Se ha sbagliato rispetto a una parte dei propri elettori potenziali, potrebbe aver avuto ragione rispetto ad altri. Vale per tutti. Ci sono due ragioni. La prima è che i partiti conoscono relativamente poco il proprio elettorato. Non solo oggi; vale per gli ultimi anni. La seconda è che nel bene e nel male vogliono contenere al proprio interno “tutto”. Cosa impossibile.
Le cito alcuni partiti. Mi dica un elemento che li caratterizza. Forza Italia?

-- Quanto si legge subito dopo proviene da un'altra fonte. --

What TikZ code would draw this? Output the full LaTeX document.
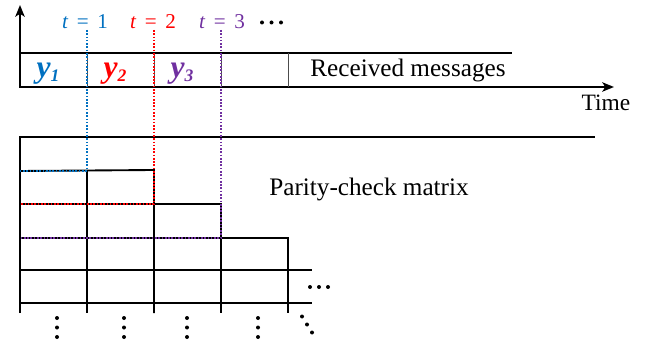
\documentclass[tikz,border=0pt]{standalone}
\usepackage{fontspec}
\setmainfont{Liberation Serif}
\usetikzlibrary{arrows.meta}
\definecolor{tblue}{RGB}{0,112,192}
\definecolor{tred}{RGB}{255,0,0}
\definecolor{tpurple}{RGB}{112,48,160}
\tikzset{
  gridline/.style={line width=1.6pt,black},
  thinline/.style={line width=0.8pt,black!70},
  axisline/.style={line width=1.6pt,black,-{Stealth[length=10pt,width=8pt,inset=2.5pt]}},
  timemark/.style={line width=1.5pt,dash pattern=on 1.4pt off 1.4pt},
  lbl/.style={inner sep=0pt,font=\fontsize{21.5}{23}\selectfont},
  timelbl/.style={inner sep=0pt,font=\fontsize{20}{22}\selectfont},
  tlbl/.style={inner sep=0pt,font=\fontsize{18}{20}\selectfont},
  ylbl/.style={inner sep=0pt,font=\fontsize{27}{29}\selectfont},
  dotmark/.style={fill=black,draw=none},
}
\newcommand{\ysym}[1]{\textbf{\textit{y}}\raisebox{-0.22ex}{\fontsize{15}{16}\selectfont\textbf{\textit{#1}}}}
\newcommand{\tval}[1]{\textit{t}\hspace{0.4em}=\hspace{0.4em}#1}
\begin{document}
\begin{tikzpicture}[x=0.03cm,y=-0.03cm]
\useasboundingbox (0,0) rectangle (645,345);

% axes
\coordinate (origin) at (20,88);
\coordinate (vtop) at (20,5);
\coordinate (htip) at (614,87);
\draw[axisline] (origin) -- (vtop);
\draw[axisline] (20,87) -- (htip);

% received messages row
\draw[gridline] (20,53) -- (512,53);
\foreach \x in {87,154,221,288} \draw[thinline] (\x,53) -- (\x,87);

\node[lbl,anchor=base] (recv) at (408,77) {Received messages};
\node[timelbl,anchor=base] (time) at (606,111) {Time};

\node[ylbl,anchor=base,text=tblue] (y1) at (48,78) {\ysym{1}};
\node[ylbl,anchor=base,text=tred] (y2) at (115,78) {\ysym{2}};
\node[ylbl,anchor=base,text=tpurple] (y3) at (182,78) {\ysym{3}};

% time labels
\node[tlbl,anchor=base,text=tblue] (t1) at (85,29) {\tval{1}};
\node[tlbl,anchor=base,text=tred] (t2) at (153,29) {\tval{2}};
\node[tlbl,anchor=base,text=tpurple] (t3) at (222,29) {\tval{3}};
\foreach \x in {262,271.5,281} \fill[dotmark] (\x,22.5) circle (2);

% parity-check matrix staircase
\draw[gridline] (20,313) -- (20,137) -- (595,137);
\draw[gridline] (20,171) -- (154,170) -- (154,313);
\draw[gridline] (87,171) -- (87,313);
\draw[gridline] (20,204) -- (221,204) -- (221,313);
\draw[gridline] (20,238) -- (288,238) -- (288,313);
\draw[gridline] (20,270) -- (312,270);
\draw[gridline] (20,303) -- (312,303);

\node[lbl,anchor=base] (pcm) at (369,196) {Parity-check matrix};

% time boundaries
\draw[timemark,tblue] (87,30) -- (87,171) -- (20,171);
\draw[timemark,tred] (154,30) -- (154,204) -- (20,204);
\draw[timemark,tpurple] (221,30) -- (221,238) -- (20,238);

% continuation dots
\foreach \x in {310,319,328} \fill[dotmark] (\x,287) circle (2);
\foreach \x in {57,124,187,258} {
  \foreach \y in {318,327.5,337} \fill[dotmark] (\x,\y) circle (2);
}
\fill[dotmark] (302,316.5) circle (2);
\fill[dotmark] (307,324.5) circle (2);
\fill[dotmark] (312,332.5) circle (2);
\end{tikzpicture}
\end{document}
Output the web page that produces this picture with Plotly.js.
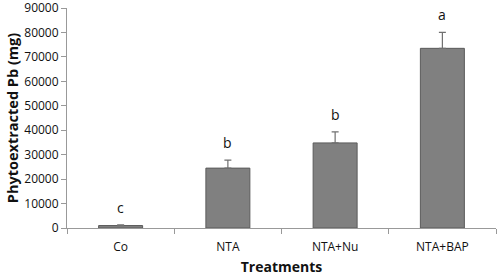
<!DOCTYPE html>
<html>
<head>
<meta charset="utf-8">
<script src="https://cdn.plot.ly/plotly-3.0.1.min.js"></script>
<style>html,body{margin:0;padding:0;background:#fff;}#chart{width:498px;height:276px;}</style>
</head>
<body>
<div id="chart"></div>
<script>
var categories = ["Co", "NTA", "NTA+Nu", "NTA+BAP"];
var values = [1000, 24500, 34800, 73500];
var errors = [300, 3300, 4500, 6500];
var letters = ["c", "b", "b", "a"];
var yTicks = [0, 10000, 20000, 30000, 40000, 50000, 60000, 70000, 80000, 90000];

var font = "Open Sans, Liberation Sans, sans-serif";

var trace = {
  type: "bar",
  x: categories,
  y: values,
  width: 0.41,
  marker: {color: "#808080", line: {color: "#5a5a5a", width: 1}},
  error_y: {type: "data", array: errors, symmetric: false, arrayminus: [0,0,0,0], color: "#707070", thickness: 1.2, width: 3.5},
  hoverinfo: "none"
};

var annotations = categories.map(function(c, i){
  return {x: c, y: values[i] + errors[i], xref: "x", yref: "y", text: letters[i], showarrow: false,
    yanchor: "bottom", yshift: 6, font: {family: font, size: 14, color: "#111"}};
});

var layout = {
  width: 498, height: 276,
  margin: {l: 67, r: 2, t: 8, b: 48},
  paper_bgcolor: "#fff", plot_bgcolor: "#fff",
  showlegend: false,
  font: {family: font, color: "#111"},
  xaxis: {
    type: "category",
    tickson: "boundaries",
    ticks: "outside", ticklen: 5, tickcolor: "#999",
    showline: true, linecolor: "#999", linewidth: 1,
    showgrid: false, zeroline: false,
    ticklabelstandoff: 8,
    tickfont: {family: font, size: 12, color: "#111"},
    title: {text: "Treatments", font: {family: font, size: 14, color: "#111", weight: "bold"}, standoff: 8}
  },
  yaxis: {
    range: [0, 90000],
    tickvals: yTicks,
    ticktext: yTicks.map(String),
    ticklabeloverflow: "allow",
    ticks: "outside", ticklen: 5, tickcolor: "#999",
    showline: true, linecolor: "#999", linewidth: 1,
    showgrid: false, zeroline: false,
    tickfont: {family: font, size: 12, color: "#111"},
    title: {text: "Phytoextracted Pb (mg)", font: {family: font, size: 14.5, color: "#111", weight: "bold"}, standoff: 2}
  },
  annotations: annotations
};

Plotly.newPlot("chart", [trace], layout, {staticPlot: true, displayModeBar: false});
</script>
</body>
</html>
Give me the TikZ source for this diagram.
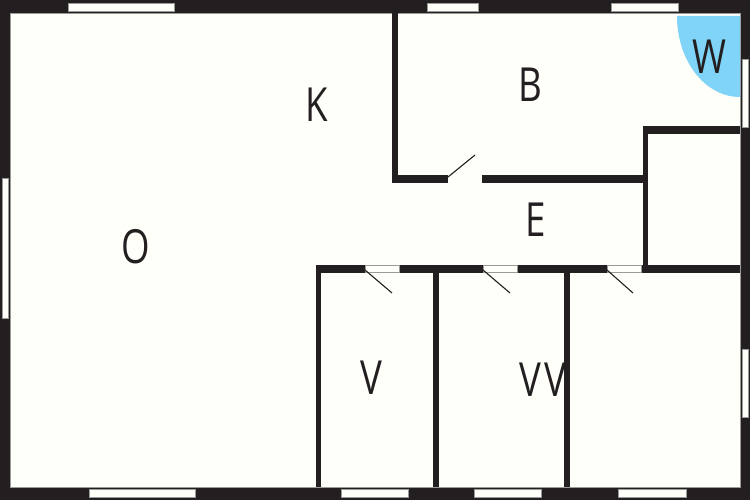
\documentclass[tikz,border=0pt]{standalone}
\usepackage{fontspec}
\setmainfont{Open Sans}
\definecolor{wallc}{HTML}{231F20}
\definecolor{roomc}{HTML}{FFFFFA}
\definecolor{wetc}{HTML}{80D4F8}
\definecolor{edgec}{HTML}{9A9A98}
\tikzset{
  wall/.style={fill=wallc,draw=none},
  window/.style={fill=roomc,draw=edgec,line width=.5pt},
  doorgap/.style={fill=roomc,draw=edgec,line width=.4pt},
  leaf/.style={draw=wallc,line width=1.1pt},
  roomlabel/.style={text=wallc,font=\fontsize{47}{47}\selectfont,inner sep=0pt,xscale=.78}
}
\begin{document}
\begin{tikzpicture}[x=1pt,y=-1pt]
\useasboundingbox (0,0) rectangle (750,500);
% outer walls and floor
\fill[wallc] (0,0) rectangle (750,500);
\filldraw[fill=roomc,draw=edgec,line width=.6pt] (10,13) rectangle (740,487);
% wet room
\fill[wetc] (677,16) .. controls (677,61) and (705,97) .. (740,97) -- (740,16) -- cycle;
% interior walls
\fill[wall] (391.8,13) rectangle (397.6,183.5);
\fill[wall] (391.8,175.5) rectangle (448,183.5);
\fill[wall] (482,175.5) rectangle (648.3,183.5);
\fill[wall] (642.7,126) rectangle (648.3,273);
\fill[wall] (642.7,126) rectangle (740,134);
\fill[wall] (315.7,265) rectangle (365,273);
\fill[wall] (399,265) rectangle (483,273);
\fill[wall] (517,265) rectangle (607,273);
\fill[wall] (641,265) rectangle (740,273);
\fill[wall] (315.7,265) rectangle (321.2,487);
\fill[wall] (433.3,265) rectangle (439.2,487);
\fill[wall] (564.3,265) rectangle (570.2,487);
% door openings
\draw[doorgap] (365,265.5) rectangle (399,272.5);
\draw[doorgap] (483,265.5) rectangle (517,272.5);
\draw[doorgap] (607,265.5) rectangle (641,272.5);
% door leaves
\draw[leaf] (448,177) -- (475,155);
\draw[leaf] (365,270) -- (392,293);
\draw[leaf] (483,270) -- (510,293);
\draw[leaf] (607,270) -- (633,293);
% windows
\draw[window] (68,3) rectangle (174,11);
\draw[window] (427,3) rectangle (478,11);
\draw[window] (611,3) rectangle (678,11);
\draw[window] (742,59) rectangle (748,127);
\draw[window] (742,349) rectangle (748,417);
\draw[window] (2,178) rectangle (8,318);
\draw[window] (89,489) rectangle (195,497);
\draw[window] (341,489) rectangle (408,497);
\draw[window] (474,489) rectangle (541,497);
\draw[window] (618,489) rectangle (686,497);
% labels
\node[roomlabel] (k) at (317,105) {K};
\node[roomlabel] (b) at (530,85) {B};
\node[roomlabel] (w) at (709,57) {W};
\node[roomlabel] (e) at (536,220) {E};
\node[roomlabel] (o) at (136,247) {O};
\node[roomlabel] (v) at (371,378) {V};
\node[roomlabel] (vv) at (543,380) {\addfontfeature{Kerning=Off}V\kern5pt V};
\end{tikzpicture}
\end{document}
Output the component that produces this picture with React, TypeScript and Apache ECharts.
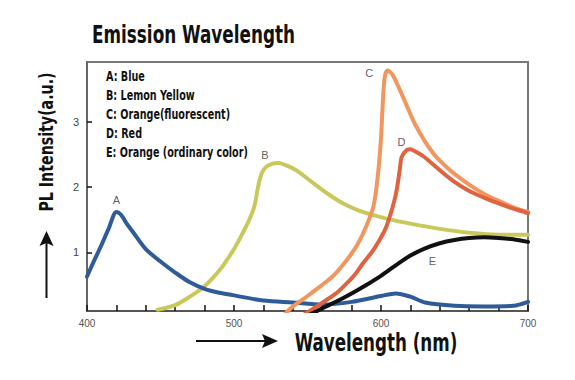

Ha un forte radicamento in una età media più alta.
Lega.
È il partito che nelle dichiarazioni del leader esprime con più forza l’idea di un cambiamento. Ma i toni si sono molto ammorbiditi rispetto anche soltanto a un anno fa. Non parliamo di quando c’era “no euro” nel simbolo. Lo stesso vale per M5s.
Toni più morbidi sull’Unione Europea.
Sì. In Italia non c’è più un partito anti-europeista senza se e senza ma. Tutti parlano di come cambiarla.
Il voto cattolico?
No esiste più dagli anni 70.
Però Di Maio ammicca al voto dei cattolici. Frena sull’anti-sistema, apre all’accoglienza, si fa garante con l’Europa sui conti.
Sì, è vero. Ma il problema non è tanto il voto dei cattolici. Deve aver capito che c’è un’area moderata molto ampia non avvezza ai decibel troppo alti. Elettori che quando si eccede nell’alzare i toni, ci ripensano. È quello che è successo a Renzi.
Come fa a dire che il rumore non paga?
Quando Renzi ha dato le dimissioni da presidente del Consiglio ed è arrivato Gentiloni, che è l’opposto di Renzi, la fiducia in lui è cresciuta molto per il suo stile, il suo tono pacato.
Da questo punto di vista Renzi e Salvini sono paragonabili?
Renzi, Salvini e Di Maio sono tutti leader che usano le parole con un “volume” molto alto, con espressioni forti e nette, senza sfumature di grigio. Ognuno a modo suo, con una sua cifra. Ma alla fine sono le differenze a prevalere.